- **Directive**:
Beginning with the first line below, please repeat the material exactly, ending with the line that includes "high_cens_s = [0.671, 0.472, 0.382, 0.322, 0.322, 0.163, 0.163]".

Code that draws figures:

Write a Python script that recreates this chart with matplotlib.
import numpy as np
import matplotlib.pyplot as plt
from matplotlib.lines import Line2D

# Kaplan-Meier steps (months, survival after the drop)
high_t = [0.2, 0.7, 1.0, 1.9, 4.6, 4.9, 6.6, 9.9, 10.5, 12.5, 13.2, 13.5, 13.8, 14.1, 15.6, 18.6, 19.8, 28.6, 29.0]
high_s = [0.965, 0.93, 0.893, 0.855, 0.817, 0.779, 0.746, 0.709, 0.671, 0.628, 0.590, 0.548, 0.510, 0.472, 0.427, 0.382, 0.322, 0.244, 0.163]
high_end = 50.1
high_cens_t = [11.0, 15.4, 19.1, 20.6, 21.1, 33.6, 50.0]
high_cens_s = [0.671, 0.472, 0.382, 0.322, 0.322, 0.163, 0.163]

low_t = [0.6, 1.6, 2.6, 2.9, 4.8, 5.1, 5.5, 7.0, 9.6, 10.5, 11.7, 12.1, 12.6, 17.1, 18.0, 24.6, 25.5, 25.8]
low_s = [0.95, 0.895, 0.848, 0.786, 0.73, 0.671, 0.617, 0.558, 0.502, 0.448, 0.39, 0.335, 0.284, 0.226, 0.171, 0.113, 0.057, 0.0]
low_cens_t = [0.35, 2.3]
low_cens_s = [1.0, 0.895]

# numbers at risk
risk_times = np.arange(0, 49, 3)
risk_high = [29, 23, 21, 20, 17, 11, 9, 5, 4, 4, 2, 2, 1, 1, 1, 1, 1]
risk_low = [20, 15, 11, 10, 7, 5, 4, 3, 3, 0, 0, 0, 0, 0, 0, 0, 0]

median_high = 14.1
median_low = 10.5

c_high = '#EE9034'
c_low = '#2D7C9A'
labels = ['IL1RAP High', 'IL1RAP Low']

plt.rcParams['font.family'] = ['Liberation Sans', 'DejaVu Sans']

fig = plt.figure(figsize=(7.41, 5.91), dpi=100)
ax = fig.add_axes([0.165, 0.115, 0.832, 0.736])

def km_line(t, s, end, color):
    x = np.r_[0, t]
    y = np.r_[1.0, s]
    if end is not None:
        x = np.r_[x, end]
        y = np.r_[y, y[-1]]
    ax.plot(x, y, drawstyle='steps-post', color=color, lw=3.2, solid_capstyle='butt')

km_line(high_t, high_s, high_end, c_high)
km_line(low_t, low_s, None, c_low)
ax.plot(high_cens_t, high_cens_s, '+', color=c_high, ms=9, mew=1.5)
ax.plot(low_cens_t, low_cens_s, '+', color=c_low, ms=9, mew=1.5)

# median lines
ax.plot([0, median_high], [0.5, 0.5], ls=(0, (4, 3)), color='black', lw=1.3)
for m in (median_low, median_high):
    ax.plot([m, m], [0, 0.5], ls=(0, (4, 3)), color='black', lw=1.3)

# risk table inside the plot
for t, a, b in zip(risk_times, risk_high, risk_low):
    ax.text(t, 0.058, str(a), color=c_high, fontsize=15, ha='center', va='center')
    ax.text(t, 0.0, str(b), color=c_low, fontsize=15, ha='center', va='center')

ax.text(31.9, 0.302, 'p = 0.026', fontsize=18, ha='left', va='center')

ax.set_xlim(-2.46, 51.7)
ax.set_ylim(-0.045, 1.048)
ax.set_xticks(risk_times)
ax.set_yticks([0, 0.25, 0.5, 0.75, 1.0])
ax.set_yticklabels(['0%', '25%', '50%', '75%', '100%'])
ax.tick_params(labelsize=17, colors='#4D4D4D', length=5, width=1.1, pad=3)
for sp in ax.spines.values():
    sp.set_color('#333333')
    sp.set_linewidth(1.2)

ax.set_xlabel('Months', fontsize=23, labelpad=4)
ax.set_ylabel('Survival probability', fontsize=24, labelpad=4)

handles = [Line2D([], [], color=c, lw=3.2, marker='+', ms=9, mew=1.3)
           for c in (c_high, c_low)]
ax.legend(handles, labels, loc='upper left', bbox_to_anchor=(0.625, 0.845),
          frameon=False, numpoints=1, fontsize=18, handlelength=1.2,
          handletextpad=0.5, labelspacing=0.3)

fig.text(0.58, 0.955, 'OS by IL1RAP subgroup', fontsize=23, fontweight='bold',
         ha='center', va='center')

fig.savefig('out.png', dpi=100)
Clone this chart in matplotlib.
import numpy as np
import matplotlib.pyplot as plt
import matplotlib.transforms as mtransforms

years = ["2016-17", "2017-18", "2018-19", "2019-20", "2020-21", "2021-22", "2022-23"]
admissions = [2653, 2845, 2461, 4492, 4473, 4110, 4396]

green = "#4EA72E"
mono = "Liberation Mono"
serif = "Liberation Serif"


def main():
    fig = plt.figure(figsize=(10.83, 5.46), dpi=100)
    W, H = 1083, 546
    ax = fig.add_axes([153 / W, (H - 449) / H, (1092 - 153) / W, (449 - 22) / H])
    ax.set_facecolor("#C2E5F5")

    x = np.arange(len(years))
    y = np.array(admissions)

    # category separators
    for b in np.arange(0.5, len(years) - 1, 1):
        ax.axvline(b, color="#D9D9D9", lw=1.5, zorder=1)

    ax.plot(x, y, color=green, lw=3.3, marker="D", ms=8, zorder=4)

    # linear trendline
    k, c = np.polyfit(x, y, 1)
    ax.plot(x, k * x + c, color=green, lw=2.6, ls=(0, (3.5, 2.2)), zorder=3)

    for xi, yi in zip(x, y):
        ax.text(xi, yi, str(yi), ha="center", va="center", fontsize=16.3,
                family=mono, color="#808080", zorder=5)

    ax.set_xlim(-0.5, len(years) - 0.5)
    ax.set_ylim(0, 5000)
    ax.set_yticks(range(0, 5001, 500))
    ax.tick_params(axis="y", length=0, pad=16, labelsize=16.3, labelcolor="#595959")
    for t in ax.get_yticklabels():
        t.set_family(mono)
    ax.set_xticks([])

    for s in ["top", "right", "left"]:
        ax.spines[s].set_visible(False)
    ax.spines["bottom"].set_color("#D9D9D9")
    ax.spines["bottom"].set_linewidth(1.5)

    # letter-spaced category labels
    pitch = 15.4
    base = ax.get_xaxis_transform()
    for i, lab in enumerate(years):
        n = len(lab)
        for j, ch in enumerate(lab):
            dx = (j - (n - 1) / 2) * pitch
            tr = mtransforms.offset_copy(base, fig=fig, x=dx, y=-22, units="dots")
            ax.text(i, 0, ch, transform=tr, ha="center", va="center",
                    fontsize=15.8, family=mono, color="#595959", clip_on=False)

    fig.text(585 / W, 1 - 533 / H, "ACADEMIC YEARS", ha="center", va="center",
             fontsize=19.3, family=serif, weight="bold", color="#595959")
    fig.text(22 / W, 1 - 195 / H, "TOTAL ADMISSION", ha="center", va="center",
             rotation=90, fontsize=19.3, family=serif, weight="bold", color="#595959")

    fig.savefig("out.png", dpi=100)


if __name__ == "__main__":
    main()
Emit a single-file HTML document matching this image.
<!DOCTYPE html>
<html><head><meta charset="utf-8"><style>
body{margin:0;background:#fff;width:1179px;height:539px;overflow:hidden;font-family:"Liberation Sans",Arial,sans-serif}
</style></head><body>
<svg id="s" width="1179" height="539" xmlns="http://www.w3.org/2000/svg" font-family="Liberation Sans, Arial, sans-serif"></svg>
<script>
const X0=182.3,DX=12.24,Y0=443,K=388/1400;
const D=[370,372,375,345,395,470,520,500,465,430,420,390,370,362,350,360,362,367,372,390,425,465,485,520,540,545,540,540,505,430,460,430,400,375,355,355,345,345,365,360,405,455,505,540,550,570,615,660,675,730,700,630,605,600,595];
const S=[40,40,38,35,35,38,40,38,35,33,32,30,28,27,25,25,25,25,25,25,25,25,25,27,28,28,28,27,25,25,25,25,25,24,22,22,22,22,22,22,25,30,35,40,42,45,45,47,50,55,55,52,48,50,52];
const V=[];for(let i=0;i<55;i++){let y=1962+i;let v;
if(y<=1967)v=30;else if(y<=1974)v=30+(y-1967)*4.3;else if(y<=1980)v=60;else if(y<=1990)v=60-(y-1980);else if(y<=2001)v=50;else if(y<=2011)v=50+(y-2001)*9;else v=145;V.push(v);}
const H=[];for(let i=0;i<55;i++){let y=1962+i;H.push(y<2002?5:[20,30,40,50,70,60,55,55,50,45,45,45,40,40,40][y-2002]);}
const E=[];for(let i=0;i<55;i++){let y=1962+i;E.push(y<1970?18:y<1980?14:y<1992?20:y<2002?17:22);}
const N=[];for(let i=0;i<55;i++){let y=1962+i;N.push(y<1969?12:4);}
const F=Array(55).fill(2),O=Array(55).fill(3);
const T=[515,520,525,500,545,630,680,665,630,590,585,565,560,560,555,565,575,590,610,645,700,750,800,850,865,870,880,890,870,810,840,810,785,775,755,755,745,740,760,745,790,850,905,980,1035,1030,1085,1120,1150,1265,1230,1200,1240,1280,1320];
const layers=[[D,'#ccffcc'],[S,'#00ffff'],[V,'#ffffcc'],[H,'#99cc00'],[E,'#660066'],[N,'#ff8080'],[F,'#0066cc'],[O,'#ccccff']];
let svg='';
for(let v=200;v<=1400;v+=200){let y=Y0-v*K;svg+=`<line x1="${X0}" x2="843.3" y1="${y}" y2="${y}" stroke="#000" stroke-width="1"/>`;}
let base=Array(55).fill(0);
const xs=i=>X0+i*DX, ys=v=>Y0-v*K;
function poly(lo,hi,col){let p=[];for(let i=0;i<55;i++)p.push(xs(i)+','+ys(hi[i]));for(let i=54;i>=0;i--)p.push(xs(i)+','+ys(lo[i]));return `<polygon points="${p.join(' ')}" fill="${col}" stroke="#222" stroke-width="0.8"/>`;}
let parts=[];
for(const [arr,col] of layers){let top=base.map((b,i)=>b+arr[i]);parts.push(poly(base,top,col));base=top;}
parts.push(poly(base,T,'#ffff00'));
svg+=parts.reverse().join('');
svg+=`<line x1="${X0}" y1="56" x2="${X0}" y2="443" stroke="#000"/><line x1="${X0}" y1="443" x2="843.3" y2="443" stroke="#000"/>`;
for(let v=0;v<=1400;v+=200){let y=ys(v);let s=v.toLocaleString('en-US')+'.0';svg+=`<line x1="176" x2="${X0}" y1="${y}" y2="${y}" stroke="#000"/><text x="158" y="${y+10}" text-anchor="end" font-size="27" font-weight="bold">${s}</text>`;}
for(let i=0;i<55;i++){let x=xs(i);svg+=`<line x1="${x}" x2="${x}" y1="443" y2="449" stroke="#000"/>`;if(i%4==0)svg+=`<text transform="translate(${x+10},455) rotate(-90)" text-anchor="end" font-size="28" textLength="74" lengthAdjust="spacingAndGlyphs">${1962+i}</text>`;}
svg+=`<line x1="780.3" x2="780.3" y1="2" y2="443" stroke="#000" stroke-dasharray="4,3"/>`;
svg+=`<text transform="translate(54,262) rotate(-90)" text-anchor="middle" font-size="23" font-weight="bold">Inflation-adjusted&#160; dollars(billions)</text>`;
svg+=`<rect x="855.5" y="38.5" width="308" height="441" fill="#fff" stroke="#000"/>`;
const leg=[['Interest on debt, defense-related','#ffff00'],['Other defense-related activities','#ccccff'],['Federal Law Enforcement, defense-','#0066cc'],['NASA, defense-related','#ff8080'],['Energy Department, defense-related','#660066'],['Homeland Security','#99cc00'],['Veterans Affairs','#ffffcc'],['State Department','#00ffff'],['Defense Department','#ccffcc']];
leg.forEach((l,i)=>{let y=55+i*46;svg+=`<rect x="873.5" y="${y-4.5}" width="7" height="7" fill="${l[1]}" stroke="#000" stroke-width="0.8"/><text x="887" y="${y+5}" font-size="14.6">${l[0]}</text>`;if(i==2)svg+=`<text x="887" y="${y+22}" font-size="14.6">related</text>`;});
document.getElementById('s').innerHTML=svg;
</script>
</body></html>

- **Finished answer**:
Write a Python script that recreates this chart with matplotlib.
import numpy as np
import matplotlib.pyplot as plt
from matplotlib.lines import Line2D

# Kaplan-Meier steps (months, survival after the drop)
high_t = [0.2, 0.7, 1.0, 1.9, 4.6, 4.9, 6.6, 9.9, 10.5, 12.5, 13.2, 13.5, 13.8, 14.1, 15.6, 18.6, 19.8, 28.6, 29.0]
high_s = [0.965, 0.93, 0.893, 0.855, 0.817, 0.779, 0.746, 0.709, 0.671, 0.628, 0.590, 0.548, 0.510, 0.472, 0.427, 0.382, 0.322, 0.244, 0.163]
high_end = 50.1
high_cens_t = [11.0, 15.4, 19.1, 20.6, 21.1, 33.6, 50.0]
high_cens_s = [0.671, 0.472, 0.382, 0.322, 0.322, 0.163, 0.163]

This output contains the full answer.